Саша наблюдала за выражением его лица, пока Толя говорил, не удержалась и перебила его, чтобы переспросить:

— А она пила за перемирие или за примирение?

— В смысле?

Она смотрела на него и молчала, ждала, когда до Ефимова доходить начнёт. И в тот момент, когда его брови поползли на лоб, кивнула, подтверждая собственные догадки. А Толя негромко выругался, после чего сказал:

— А я-то думаю, чего она так резко в лице переменилась?

— И от чего?

— Ну, я после заговорил о том, что ты переживаешь, что мне это не нравится, и, вообще, негативно сказывается на атмосфере в доме. И после этого я сразу был обозван «скотиной».

Саша снова вздохнула, это было плохо, но куда хуже, когда взгляд настороженный, а вот сейчас Сашины глаза смеялись.

— Толя.

— Что?! — воскликнул он, и тут же тон сбавил, вспомнив, что Митя спит. — Я хотел, как лучше.

— Мы бы всё равно помирились.

— Когда?

— Когда-нибудь.

— А я хотел, чтобы сегодня. Чтобы ты перестала об этом думать. — Он руку протянул, коснулся её щеки, потом ладонь переместилась на Сашину шею и чуть надавила, заставляя её наклонить голову ему навстречу. Через секунду они коснулись друг друга носами, встретились глазами. — Я всё испортил?

Саша разглядывала его, старалась собраться с мыслями. Потом за шею его обняла.

— Ты из-за меня к ней поехал?

Толя едва заметно поморщился.

— Саш, что за мысли? Губительные какие-то, для моей психики. Конечно, из-за тебя. Не могу я видеть, что ты переживаешь, а проблема не решается. — Скромно улыбнулся. — От меня из-за этого отвлекаешься. Куда это годится?

Саша сама его поцеловала, но без пыла, очень нежно и крепко прижалась губами к его губам. А Ефимов тут же прижал её к себе, положив ладонь на Сашин затылок и окончательно портя ей причёску.

— Я люблю тебя. Не сомневайся во мне, — попросил он. — В моём юношеском идиотизме, кроме меня, никто не виноват. Я дурак.

— Люблю дураков.

Только отстранился, посмотрел удивлённо.

— Что это значит? Каких ещё дураков? Ты только меня любишь!

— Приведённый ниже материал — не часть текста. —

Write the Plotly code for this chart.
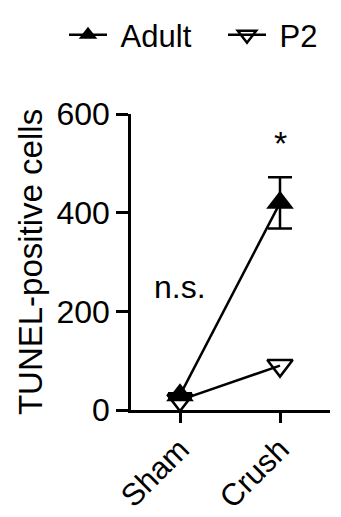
import plotly.graph_objects as go

categories = ["Sham", "Crush"]
adult_mean = [30, 420]
adult_sem = [4, 52]
p2_mean = [20, 90]
p2_sem = [3, 3]
yticks = [0, 200, 400, 600]

FONT = "Liberation Sans, Arial, sans-serif"
xs = list(range(len(categories)))

fig = go.Figure()
fig.add_trace(go.Scatter(
    x=xs, y=p2_mean, name="\u00a0P2", mode="lines+markers",
    line=dict(color="black", width=2.5),
    marker=dict(symbol="triangle-down-open", size=22, color="black", line=dict(width=2.5)),
    error_y=dict(type="data", array=p2_sem, visible=False),
))
fig.add_trace(go.Scatter(
    x=xs, y=adult_mean, name="\u00a0Adult", mode="lines+markers",
    line=dict(color="black", width=2.5),
    marker=dict(symbol="triangle-up", size=24, color="black"),
    error_y=dict(type="data", array=adult_sem, color="black", thickness=2.5, width=12, symmetric=True),
))

fig.add_annotation(x=0, y=250, text="n.s.", showarrow=False, font=dict(family=FONT, size=32, color="black"))
fig.add_annotation(x=1, y=541, text="*", showarrow=False, font=dict(family=FONT, size=34, color="black"))

fig.update_layout(
    width=341, height=517,
    margin=dict(l=131, r=11, t=114, b=107, autoexpand=False),
    paper_bgcolor="white", plot_bgcolor="white",
    font=dict(family=FONT, color="black"),
    showlegend=True,
    legend=dict(orientation="h", x=(64 - 131) / 199, xanchor="left", y=1.0 + 79 / 296, yanchor="middle",
                font=dict(family=FONT, size=31, color="black"), traceorder="reversed",
                itemwidth=38, entrywidth=106, entrywidthmode="pixels"),
    xaxis=dict(range=[-0.49, 1.5], tickvals=xs, ticktext=categories, tickangle=-45,
               showline=True, linecolor="black", linewidth=2.5, ticks="outside", ticklen=10,
               tickwidth=2.5, tickcolor="black", showgrid=False, zeroline=False, automargin=False,
               ticklabelstandoff=-4,
               tickfont=dict(family=FONT, size=31, color="black")),
    yaxis=dict(range=[0, 600], tickvals=yticks, showline=True, linecolor="black", linewidth=2.5,
               ticks="outside", ticklen=12, tickwidth=2.5, tickcolor="black", showgrid=False,
               zeroline=False, automargin=False, tickfont=dict(family=FONT, size=32, color="black"),
               title=dict(text="TUNEL-positive cells", font=dict(family=FONT, size=33, color="black"), standoff=4)),
)

fig.write_html("out.html", config={"displayModeBar": False},
               post_script="document.body.style.margin='0';")
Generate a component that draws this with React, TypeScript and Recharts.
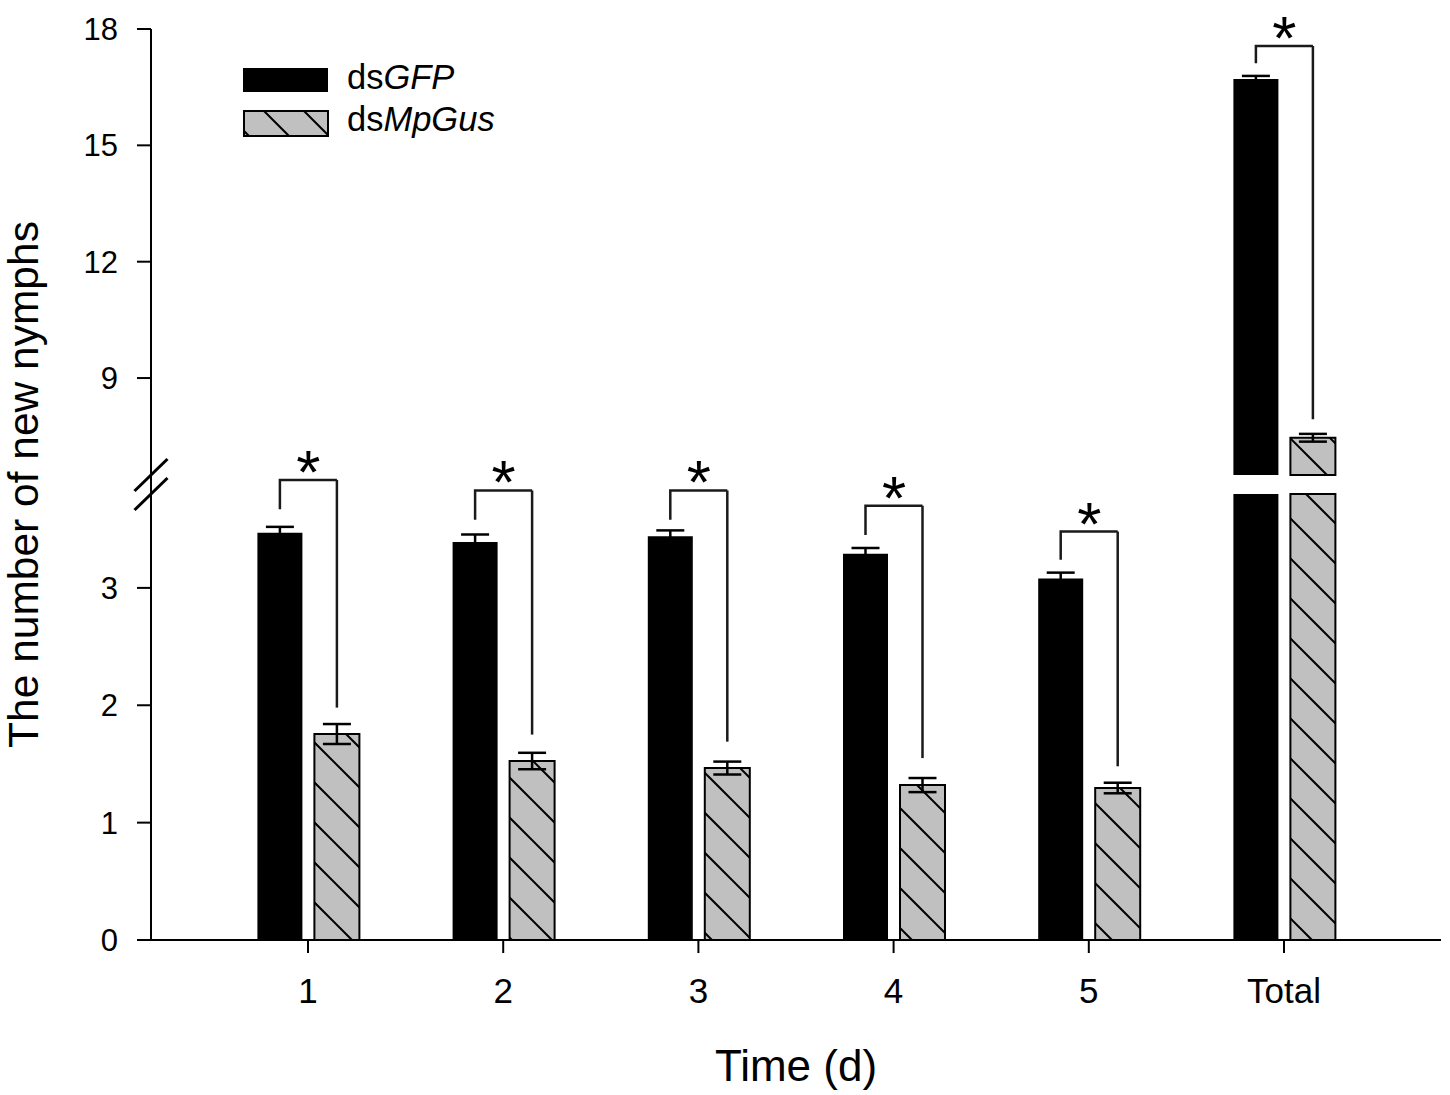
import React from 'react';
import { BarChart, Bar, XAxis, YAxis, ErrorBar, ReferenceLine, Legend } from 'recharts';

// ---------- data ----------
const categories = ['1', '2', '3', '4', '5', 'Total'];
const gfpMean = [3.47, 3.39, 3.44, 3.29, 3.08, 16.71];
const gfpSE = [0.05, 0.065, 0.05, 0.05, 0.05, 0.08];
const gusMean = [1.755, 1.525, 1.465, 1.32, 1.295, 7.46];
const gusSE = [0.085, 0.07, 0.055, 0.06, 0.045, 0.1];
const bracketTop = [3.92, 3.83, 3.83, 3.7, 3.48, 17.56];
const gfpLegEnd = [3.67, 3.58, 3.58, 3.45, 3.24, 17.12];
const gusLegEnd = [1.98, 1.75, 1.69, 1.55, 1.48, 7.94];
const sigMarks = ['*', '*', '*', '*', '*', '*'];
const upperTicks = [9, 12, 15, 18];
const lowerTicks = [0, 1, 2, 3];
const seriesPrefix = 'ds';
const seriesGenes = ['GFP', 'MpGus'];
const xTitle = 'Time (d)';
const yTitle = 'The number of new nymphs';

// axis break
const LOW_MAX = 3.8;
const UP_MIN = 6.5;
const UP_MAX = 18;

// ---------- layout ----------
const W = 1450;
const H = 1095;
const PLOT_L = 151;
const PLOT_R = 1441;
const TOP = 29;
const UP_BOTTOM = 475;
const LOW_TOP = 494;
const BASE = 940;
const X_AXIS_H = 141;
const Y_AXIS_W = 80;
const PAD = 59.4;
const BAR_SIZE = 45;
const BAR_GAP = 12;
const FONT = '"Liberation Sans", Arial, Helvetica, sans-serif';
const GRAY = '#c0c0c0';
const BRACKET = '#1a1a1a';

const pxU = (UP_BOTTOM - TOP) / (UP_MAX - UP_MIN);
const pxL = (BASE - LOW_TOP) / LOW_MAX;
const overLowDomain = [0, (BASE - TOP) / pxL];
const overUpDomain = [UP_MIN - (BASE - UP_BOTTOM) / pxU, UP_MAX];

const rows = categories.map((cat, i) => {
  const broken = gfpMean[i] > LOW_MAX;
  return {
    cat,
    sig: sigMarks[i],
    gfpLow: Math.min(gfpMean[i], LOW_MAX),
    gfpLowErr: gfpMean[i] > LOW_MAX ? null : gfpSE[i],
    gusLow: Math.min(gusMean[i], LOW_MAX),
    gusLowErr: gusMean[i] > LOW_MAX ? null : gusSE[i],
    gfpUp: gfpMean[i] > UP_MIN ? gfpMean[i] : null,
    gfpUpErr: gfpMean[i] > UP_MIN ? gfpSE[i] : null,
    gusUp: gusMean[i] > UP_MIN ? gusMean[i] : null,
    gusUpErr: gusMean[i] > UP_MIN ? gusSE[i] : null,
    legLowG: !broken ? [gfpLegEnd[i], bracketTop[i]] : null,
    legLowM: !broken ? [gusLegEnd[i], bracketTop[i]] : null,
    legUpG: broken ? [gfpLegEnd[i], bracketTop[i]] : null,
    legUpM: broken ? [gusLegEnd[i], bracketTop[i]] : null,
  };
});

const hatchPath = (c: number) => `M-5,${c - 5}L45,${c + 45}M-5,${c - 45}L45,${c + 5}`;

const HatchDefs = ({ id, phase }: { id: string; phase: number }) => (
  <defs>
    <pattern id={id} patternUnits="userSpaceOnUse" width={40} height={40}>
      <rect x={0} y={0} width={40} height={40} fill={GRAY} />
      <path d={hatchPath(phase)} stroke="#000" strokeWidth={2} fill="none" />
    </pattern>
  </defs>
);

const BracketLeft = (p: any) => {
  const { x, y, width, height, payload } = p;
  if (x == null || y == null || !height) return null;
  const cx = x + width / 2;
  const cx2 = cx + width + BAR_GAP;
  return (
    <g>
      <path d={`M${cx},${y + height}V${y}H${cx2}`} fill="none" stroke={BRACKET} strokeWidth={2.5} />
      <text x={(cx + cx2) / 2} y={y + 13} textAnchor="middle" fontSize={62} fill="#000" fontFamily={FONT}>
        {payload.sig}
      </text>
    </g>
  );
};

const BracketRight = (p: any) => {
  const { x, y, width, height } = p;
  if (x == null || y == null || !height) return null;
  const cx = x + width / 2;
  return <path d={`M${cx},${y + height}V${y}`} fill="none" stroke={BRACKET} strokeWidth={2.5} />;
};

const BreakMark = (p: any) => {
  const { x1, y1 } = p;
  if (x1 == null || y1 == null) return null;
  return <line x1={x1 - 16.5} y1={y1 + 16} x2={x1 + 16.5} y2={y1 - 16} stroke="#000" strokeWidth={3} />;
};

const LegendBox = () => (
  <svg width={300} height={90} style={{ display: 'block', overflow: 'visible' }}>
    <HatchDefs id="hatchLeg" phase={30} />
    <rect x={0} y={8} width={85} height={24} fill="#000" />
    <text x={104} y={29} fontSize={34.5} fill="#000" fontFamily={FONT}>
      {seriesPrefix}
      <tspan fontStyle="italic">{seriesGenes[0]}</tspan>
    </text>
    <rect x={1} y={51} width={84} height={25} fill="url(#hatchLeg)" stroke="#000" strokeWidth={2} />
    <text x={104} y={71} fontSize={34.5} fill="#000" fontFamily={FONT}>
      {seriesPrefix}
      <tspan fontStyle="italic">{seriesGenes[1]}</tspan>
    </text>
  </svg>
);

const tickStyle = (size: number) => ({ fontSize: size, fill: '#000', fontFamily: FONT });
const layer: React.CSSProperties = { position: 'absolute', left: 0, top: 0 };

export default function App() {
  return (
    <div style={{ position: 'absolute', left: 0, top: 0, width: W, height: H, background: '#fff', fontFamily: FONT }}>
      {/* upper segment */}
      <div style={layer}>
        <BarChart
          width={W}
          height={H}
          data={rows}
          barSize={BAR_SIZE}
          barGap={BAR_GAP}
          margin={{ top: TOP, right: W - PLOT_R, bottom: H - UP_BOTTOM, left: PLOT_L - Y_AXIS_W }}
        >
          <HatchDefs id="hatchU" phase={28} />
          <XAxis dataKey="cat" hide padding={{ left: PAD, right: PAD }} />
          <YAxis
            type="number"
            domain={[UP_MIN, UP_MAX]}
            ticks={upperTicks}
            width={Y_AXIS_W}
            axisLine={false}
            tickLine={{ stroke: '#000', strokeWidth: 2 }}
            tickSize={14}
            tickMargin={19}
            tick={tickStyle(31)}
          />
          <Legend
            layout="vertical"
            align="center"
            verticalAlign="middle"
            wrapperStyle={{ left: 243, top: 60, width: 300, height: 90 }}
            content={() => <LegendBox />}
          />
          <ReferenceLine y={UP_MIN} stroke="none" ifOverflow="visible" shape={BreakMark} />
          <Bar dataKey="gfpUp" name="dsGFP" fill="#000" isAnimationActive={false}>
            <ErrorBar dataKey="gfpUpErr" direction="y" width={14} stroke="#000" strokeWidth={2.5} />
          </Bar>
          <Bar dataKey="gusUp" name="dsMpGus" fill="url(#hatchU)" stroke="#000" strokeWidth={2} isAnimationActive={false}>
            <ErrorBar dataKey="gusUpErr" direction="y" width={14} stroke="#000" strokeWidth={2.5} />
          </Bar>
        </BarChart>
      </div>

      {/* lower segment */}
      <div style={layer}>
        <BarChart
          width={W}
          height={H}
          data={rows}
          barSize={BAR_SIZE}
          barGap={BAR_GAP}
          margin={{ top: LOW_TOP, right: W - PLOT_R, bottom: H - BASE - X_AXIS_H, left: PLOT_L - Y_AXIS_W }}
        >
          <HatchDefs id="hatchL" phase={28} />
          <XAxis
            dataKey="cat"
            interval={0}
            padding={{ left: PAD, right: PAD }}
            height={X_AXIS_H}
            axisLine={{ stroke: '#000', strokeWidth: 2 }}
            tickLine={{ stroke: '#000', strokeWidth: 2 }}
            tickSize={13}
            tickMargin={25}
            tick={tickStyle(35)}
            label={{ value: xTitle, position: 'insideBottom', offset: 0, fontSize: 44, fill: '#000', fontFamily: FONT }}
          />
          <YAxis
            type="number"
            domain={[0, LOW_MAX]}
            ticks={lowerTicks}
            width={Y_AXIS_W}
            axisLine={false}
            tickLine={{ stroke: '#000', strokeWidth: 2 }}
            tickSize={14}
            tickMargin={19}
            tick={tickStyle(31)}
          />
          <ReferenceLine y={LOW_MAX} stroke="none" ifOverflow="visible" shape={BreakMark} />
          <Bar dataKey="gfpLow" name="dsGFP" fill="#000" isAnimationActive={false}>
            <ErrorBar dataKey="gfpLowErr" direction="y" width={14} stroke="#000" strokeWidth={2.5} />
          </Bar>
          <Bar dataKey="gusLow" name="dsMpGus" fill="url(#hatchL)" stroke="#000" strokeWidth={2} isAnimationActive={false}>
            <ErrorBar dataKey="gusLowErr" direction="y" width={14} stroke="#000" strokeWidth={2.5} />
          </Bar>
        </BarChart>
      </div>

      {/* significance brackets, lower scale */}
      <div style={layer}>
        <BarChart
          width={W}
          height={H}
          data={rows}
          barSize={BAR_SIZE}
          barGap={BAR_GAP}
          margin={{ top: TOP, right: W - PLOT_R, bottom: H - BASE, left: 0 }}
        >
          <XAxis dataKey="cat" hide padding={{ left: PAD, right: PAD }} />
          <YAxis type="number" domain={overLowDomain} width={PLOT_L} tick={false} tickLine={false} axisLine={false} />
          <Bar dataKey="legLowG" isAnimationActive={false} shape={BracketLeft} />
          <Bar dataKey="legLowM" isAnimationActive={false} shape={BracketRight} />
        </BarChart>
      </div>

      {/* significance bracket for the total, upper scale, plus the full y axis line and title */}
      <div style={layer}>
        <BarChart
          width={W}
          height={H}
          data={rows}
          barSize={BAR_SIZE}
          barGap={BAR_GAP}
          margin={{ top: TOP, right: W - PLOT_R, bottom: H - BASE, left: 0 }}
        >
          <XAxis dataKey="cat" hide padding={{ left: PAD, right: PAD }} />
          <YAxis
            type="number"
            domain={overUpDomain}
            width={PLOT_L}
            tick={false}
            tickLine={false}
            axisLine={{ stroke: '#000', strokeWidth: 2 }}
            label={{
              value: yTitle,
              angle: -90,
              position: 'insideLeft',
              offset: 23,
              fontSize: 42.5,
              fill: '#000',
              fontFamily: FONT,
              style: { textAnchor: 'middle' },
            }}
          />
          <Bar dataKey="legUpG" isAnimationActive={false} shape={BracketLeft} />
          <Bar dataKey="legUpM" isAnimationActive={false} shape={BracketRight} />
        </BarChart>
      </div>
    </div>
  );
}
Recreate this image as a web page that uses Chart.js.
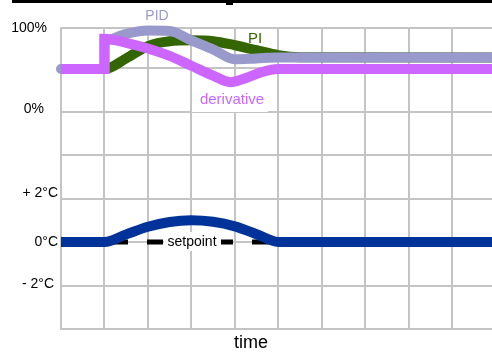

Саша рассмеялась, правда, сквозь душившее её волнение. Но затем подтвердила:

— Только тебя люблю.

Они смотрели друг другу в глаза, затем вместе улыбнулись. А Ефимов ещё и захохотал.

— Видимо, другого такого дурака нет.

— Тише, Толя, — шикнула на него Саша. Из-за стола поднялась, наконец, занялась обедом, поставила на газ кастрюлю с борщом. А Толя заглянул под салфетку, которой была накрыта тарелка с пирогом. Кинул на Сашу изучающий взгляд.